Electrodialysis (ED) is a separation technique in which an electrical field is used to transport anions and cations through ion conductive membranes positioned between two adjacent compartments, often in view of desalination. ED forces ions to move from a low concentration compartment (diluate) to a high concentration compartment (concentrate). A co-current hydraulic flow mode of the salt solutions through the ED stack compartments is often applied. Under such conditions and considering the practical dimensions of industrial ED stacks, a series of stacks is mostly required in order to obtain a specified level of desalination in the diluate.

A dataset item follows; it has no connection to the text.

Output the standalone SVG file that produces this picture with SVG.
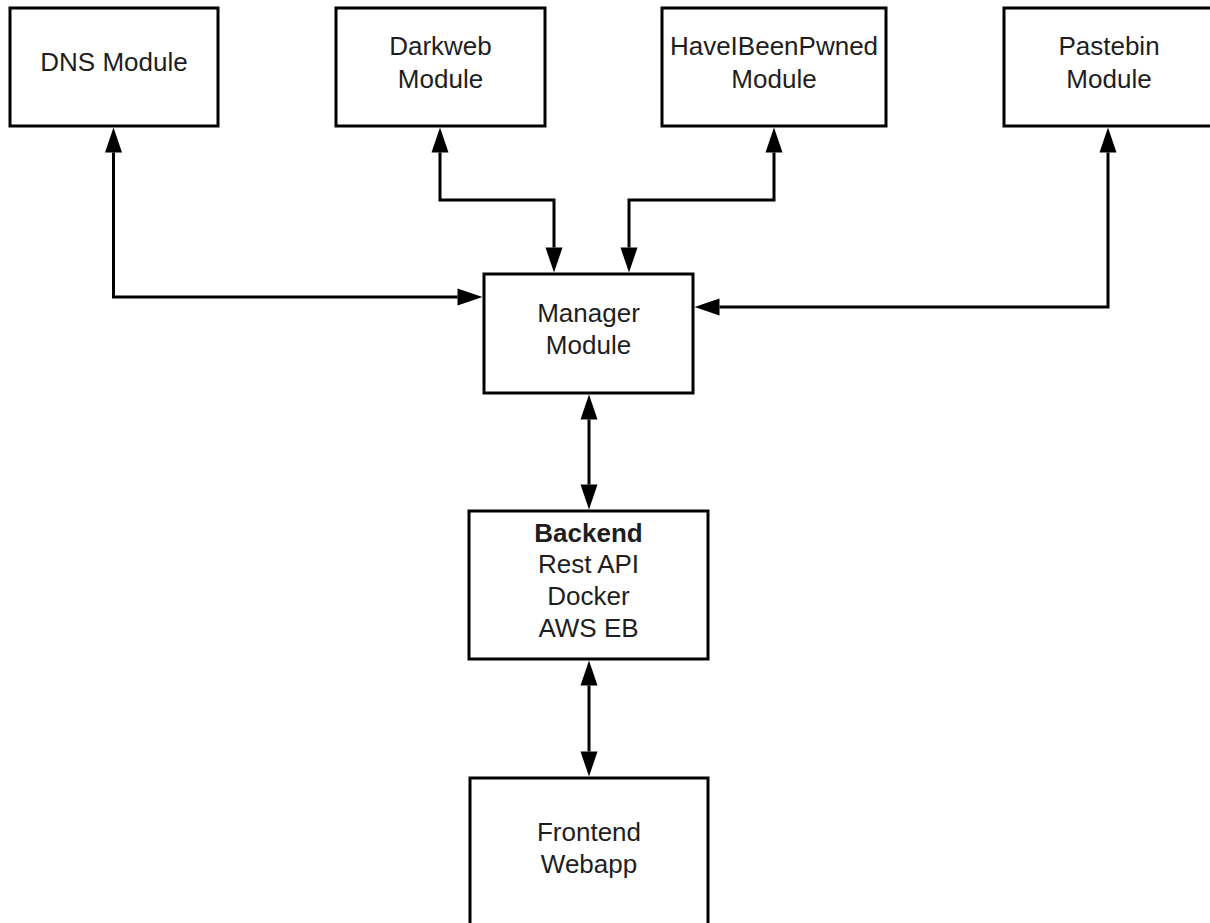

A co-current hydraulic flow mode is common practice in ED but the approach can result in a high concentration difference between concentrate and diluate in the final stacks, which is disadvantageous. In this paper, the theoretical and practical implications of changing the classic co-current hydraulic flow mode into a mixed flow mode are studied. In such a mixed flow mode the internal hydraulic flow of diluate and concentrate is co-current in the stack compartments but is externally counter-current over the total series of stacks. The mixed flow mode favors a much lower concentrate and diluate concentration difference within each stack when compared to the full co-current mode. Additional advantages by introducing the feed&bleed principle in the concept are demonstrated too.

► Alternative concept of mixed co-current/counter-current electrodialysis mode set-up.
► Advantages are shown through mathematical modeling and experimental observation.
► The concept allows for a better cell flow and concentration polarization control.
► A concentrate at high concentration is feasible in multiple applications.
► The option of a closed process water cycle and zero waste disposal.